> _Data for processing_
"""

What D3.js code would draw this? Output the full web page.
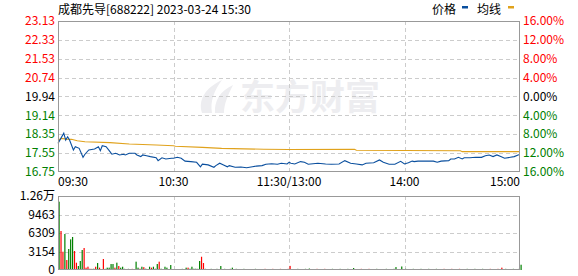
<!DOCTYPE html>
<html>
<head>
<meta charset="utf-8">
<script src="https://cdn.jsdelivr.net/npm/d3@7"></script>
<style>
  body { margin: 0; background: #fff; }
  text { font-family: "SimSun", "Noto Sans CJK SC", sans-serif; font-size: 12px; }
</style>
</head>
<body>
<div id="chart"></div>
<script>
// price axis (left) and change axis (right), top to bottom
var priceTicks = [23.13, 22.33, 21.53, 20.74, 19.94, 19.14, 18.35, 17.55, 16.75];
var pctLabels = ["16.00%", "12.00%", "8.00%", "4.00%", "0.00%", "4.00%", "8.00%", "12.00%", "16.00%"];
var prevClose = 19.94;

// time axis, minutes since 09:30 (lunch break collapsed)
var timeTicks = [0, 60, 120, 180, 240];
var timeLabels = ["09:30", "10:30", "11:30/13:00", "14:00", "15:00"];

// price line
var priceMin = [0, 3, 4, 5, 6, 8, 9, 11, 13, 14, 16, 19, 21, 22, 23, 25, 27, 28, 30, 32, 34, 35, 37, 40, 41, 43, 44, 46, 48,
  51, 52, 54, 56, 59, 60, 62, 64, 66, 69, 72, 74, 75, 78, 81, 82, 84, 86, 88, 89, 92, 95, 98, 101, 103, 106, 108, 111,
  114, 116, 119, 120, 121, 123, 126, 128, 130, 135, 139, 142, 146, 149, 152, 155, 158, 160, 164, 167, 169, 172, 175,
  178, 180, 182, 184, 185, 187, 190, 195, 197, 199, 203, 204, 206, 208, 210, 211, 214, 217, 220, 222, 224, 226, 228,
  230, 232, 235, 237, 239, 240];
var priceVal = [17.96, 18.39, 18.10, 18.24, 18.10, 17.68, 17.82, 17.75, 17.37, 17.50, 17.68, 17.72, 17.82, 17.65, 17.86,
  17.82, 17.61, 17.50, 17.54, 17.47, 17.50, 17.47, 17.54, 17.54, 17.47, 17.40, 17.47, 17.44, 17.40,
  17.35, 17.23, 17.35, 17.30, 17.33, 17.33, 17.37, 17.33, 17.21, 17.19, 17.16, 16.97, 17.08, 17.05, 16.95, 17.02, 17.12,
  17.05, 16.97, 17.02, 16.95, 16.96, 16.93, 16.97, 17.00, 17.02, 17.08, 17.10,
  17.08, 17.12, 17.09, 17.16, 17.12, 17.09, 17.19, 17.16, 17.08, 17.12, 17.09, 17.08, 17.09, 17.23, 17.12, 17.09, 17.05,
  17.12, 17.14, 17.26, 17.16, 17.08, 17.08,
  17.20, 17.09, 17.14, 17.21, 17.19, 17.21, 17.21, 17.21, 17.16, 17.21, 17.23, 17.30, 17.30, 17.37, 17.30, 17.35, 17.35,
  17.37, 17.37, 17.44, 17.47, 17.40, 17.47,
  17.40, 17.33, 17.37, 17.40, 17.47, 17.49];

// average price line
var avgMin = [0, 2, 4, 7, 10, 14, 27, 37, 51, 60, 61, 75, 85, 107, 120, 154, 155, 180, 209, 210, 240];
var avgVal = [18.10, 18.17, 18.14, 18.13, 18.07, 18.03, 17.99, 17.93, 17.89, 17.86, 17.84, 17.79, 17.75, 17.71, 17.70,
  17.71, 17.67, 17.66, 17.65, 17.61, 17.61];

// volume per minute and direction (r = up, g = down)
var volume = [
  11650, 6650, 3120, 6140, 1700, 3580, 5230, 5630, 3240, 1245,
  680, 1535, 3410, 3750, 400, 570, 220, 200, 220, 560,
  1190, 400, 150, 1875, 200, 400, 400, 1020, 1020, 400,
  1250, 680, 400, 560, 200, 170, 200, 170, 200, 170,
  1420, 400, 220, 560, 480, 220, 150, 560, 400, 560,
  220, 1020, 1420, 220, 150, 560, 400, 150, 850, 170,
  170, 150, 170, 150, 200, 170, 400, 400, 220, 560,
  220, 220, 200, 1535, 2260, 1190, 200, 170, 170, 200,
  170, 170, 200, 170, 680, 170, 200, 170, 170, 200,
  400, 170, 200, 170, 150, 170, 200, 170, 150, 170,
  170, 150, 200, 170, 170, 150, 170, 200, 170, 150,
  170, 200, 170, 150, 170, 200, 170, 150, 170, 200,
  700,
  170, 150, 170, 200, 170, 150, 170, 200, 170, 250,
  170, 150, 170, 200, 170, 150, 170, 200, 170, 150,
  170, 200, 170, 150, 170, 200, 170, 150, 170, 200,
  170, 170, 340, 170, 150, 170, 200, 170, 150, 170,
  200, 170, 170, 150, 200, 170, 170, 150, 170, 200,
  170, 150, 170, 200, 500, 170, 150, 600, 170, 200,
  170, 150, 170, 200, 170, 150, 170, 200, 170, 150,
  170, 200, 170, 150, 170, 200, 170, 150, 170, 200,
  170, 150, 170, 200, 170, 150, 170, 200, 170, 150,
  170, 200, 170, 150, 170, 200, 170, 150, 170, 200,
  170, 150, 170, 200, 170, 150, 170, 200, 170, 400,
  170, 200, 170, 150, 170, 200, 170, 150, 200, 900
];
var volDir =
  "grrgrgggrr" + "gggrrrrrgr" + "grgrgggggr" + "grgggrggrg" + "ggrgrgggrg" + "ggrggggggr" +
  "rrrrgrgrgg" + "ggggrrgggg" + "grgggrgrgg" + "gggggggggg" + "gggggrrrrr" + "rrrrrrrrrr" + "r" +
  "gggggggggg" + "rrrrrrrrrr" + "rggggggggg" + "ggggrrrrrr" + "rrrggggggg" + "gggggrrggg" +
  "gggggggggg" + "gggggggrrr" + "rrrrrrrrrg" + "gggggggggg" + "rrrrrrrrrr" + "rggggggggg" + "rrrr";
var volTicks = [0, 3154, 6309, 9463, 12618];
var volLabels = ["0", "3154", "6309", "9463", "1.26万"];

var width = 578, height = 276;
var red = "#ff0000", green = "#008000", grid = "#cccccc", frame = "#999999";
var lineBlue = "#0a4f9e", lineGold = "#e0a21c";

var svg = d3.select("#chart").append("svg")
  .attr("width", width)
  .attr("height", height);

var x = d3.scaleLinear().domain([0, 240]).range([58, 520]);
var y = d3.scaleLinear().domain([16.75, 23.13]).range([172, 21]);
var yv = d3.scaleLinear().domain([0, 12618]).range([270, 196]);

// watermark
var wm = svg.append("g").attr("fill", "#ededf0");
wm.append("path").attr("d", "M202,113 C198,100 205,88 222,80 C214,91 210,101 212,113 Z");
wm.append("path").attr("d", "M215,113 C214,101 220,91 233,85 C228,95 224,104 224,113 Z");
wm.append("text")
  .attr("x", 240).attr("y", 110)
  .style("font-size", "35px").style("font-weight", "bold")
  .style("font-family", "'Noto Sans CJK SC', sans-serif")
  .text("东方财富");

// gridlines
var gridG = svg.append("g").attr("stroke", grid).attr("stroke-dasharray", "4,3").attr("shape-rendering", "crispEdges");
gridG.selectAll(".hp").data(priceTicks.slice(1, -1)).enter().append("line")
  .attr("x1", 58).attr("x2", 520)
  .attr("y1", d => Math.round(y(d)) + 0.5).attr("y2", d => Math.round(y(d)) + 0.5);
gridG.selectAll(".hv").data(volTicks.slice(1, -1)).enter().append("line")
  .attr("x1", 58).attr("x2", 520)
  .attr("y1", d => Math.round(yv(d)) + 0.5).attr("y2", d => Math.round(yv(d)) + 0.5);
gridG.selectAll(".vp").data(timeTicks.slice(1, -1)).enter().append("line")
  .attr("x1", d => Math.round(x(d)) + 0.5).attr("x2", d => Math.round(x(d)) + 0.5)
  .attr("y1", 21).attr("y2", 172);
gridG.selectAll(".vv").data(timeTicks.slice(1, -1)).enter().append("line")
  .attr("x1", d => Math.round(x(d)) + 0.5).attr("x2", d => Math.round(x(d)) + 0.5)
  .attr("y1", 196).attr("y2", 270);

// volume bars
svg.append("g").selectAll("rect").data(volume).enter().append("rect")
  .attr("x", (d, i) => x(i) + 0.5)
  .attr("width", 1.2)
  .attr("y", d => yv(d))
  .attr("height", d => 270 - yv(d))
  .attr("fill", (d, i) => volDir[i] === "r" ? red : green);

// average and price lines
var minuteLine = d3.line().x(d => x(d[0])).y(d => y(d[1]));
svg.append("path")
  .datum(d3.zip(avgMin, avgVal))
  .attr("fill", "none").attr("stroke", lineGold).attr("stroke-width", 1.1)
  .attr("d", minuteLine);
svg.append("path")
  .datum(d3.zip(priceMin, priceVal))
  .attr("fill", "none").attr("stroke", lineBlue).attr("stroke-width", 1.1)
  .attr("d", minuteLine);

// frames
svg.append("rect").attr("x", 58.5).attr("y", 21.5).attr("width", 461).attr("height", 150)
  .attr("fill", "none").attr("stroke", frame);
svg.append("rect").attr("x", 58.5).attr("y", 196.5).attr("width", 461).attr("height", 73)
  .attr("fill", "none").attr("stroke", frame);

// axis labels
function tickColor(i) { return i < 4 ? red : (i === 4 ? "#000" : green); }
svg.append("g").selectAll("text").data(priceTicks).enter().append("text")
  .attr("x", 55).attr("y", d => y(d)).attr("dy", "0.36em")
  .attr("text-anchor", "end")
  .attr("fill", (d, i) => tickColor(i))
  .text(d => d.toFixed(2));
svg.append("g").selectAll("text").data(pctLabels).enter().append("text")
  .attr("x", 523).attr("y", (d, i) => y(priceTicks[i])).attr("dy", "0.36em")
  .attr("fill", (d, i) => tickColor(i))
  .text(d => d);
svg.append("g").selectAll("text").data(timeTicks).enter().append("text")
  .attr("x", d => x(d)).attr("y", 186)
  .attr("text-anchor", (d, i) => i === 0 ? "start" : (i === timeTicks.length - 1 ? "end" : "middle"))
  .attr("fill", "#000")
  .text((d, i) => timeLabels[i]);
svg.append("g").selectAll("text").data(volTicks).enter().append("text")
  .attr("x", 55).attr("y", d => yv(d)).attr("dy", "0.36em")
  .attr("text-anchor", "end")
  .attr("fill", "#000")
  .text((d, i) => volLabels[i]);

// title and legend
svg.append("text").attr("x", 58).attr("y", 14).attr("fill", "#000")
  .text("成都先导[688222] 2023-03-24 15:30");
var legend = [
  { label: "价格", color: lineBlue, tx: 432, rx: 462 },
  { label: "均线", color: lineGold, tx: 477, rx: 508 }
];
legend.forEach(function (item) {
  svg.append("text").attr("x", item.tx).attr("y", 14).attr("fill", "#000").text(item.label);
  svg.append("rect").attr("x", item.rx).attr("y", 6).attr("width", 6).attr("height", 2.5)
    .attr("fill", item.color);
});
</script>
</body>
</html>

"""
"""

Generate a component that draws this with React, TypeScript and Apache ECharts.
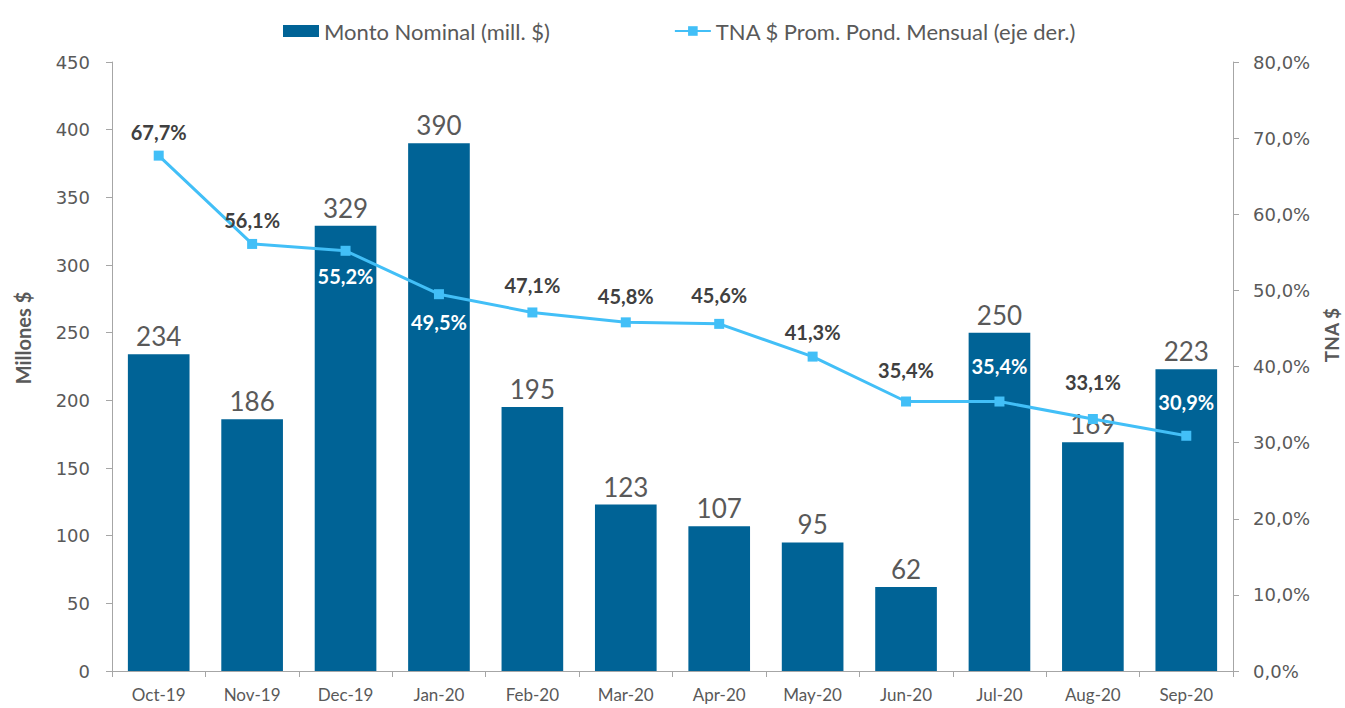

"""

> _The problem_
Pick out the lines above that hold the string "this" and show them.

> _Completed exercise_
What D3.js code would draw this? Output the full web page.
Generate a component that draws this with React, TypeScript and Apache ECharts.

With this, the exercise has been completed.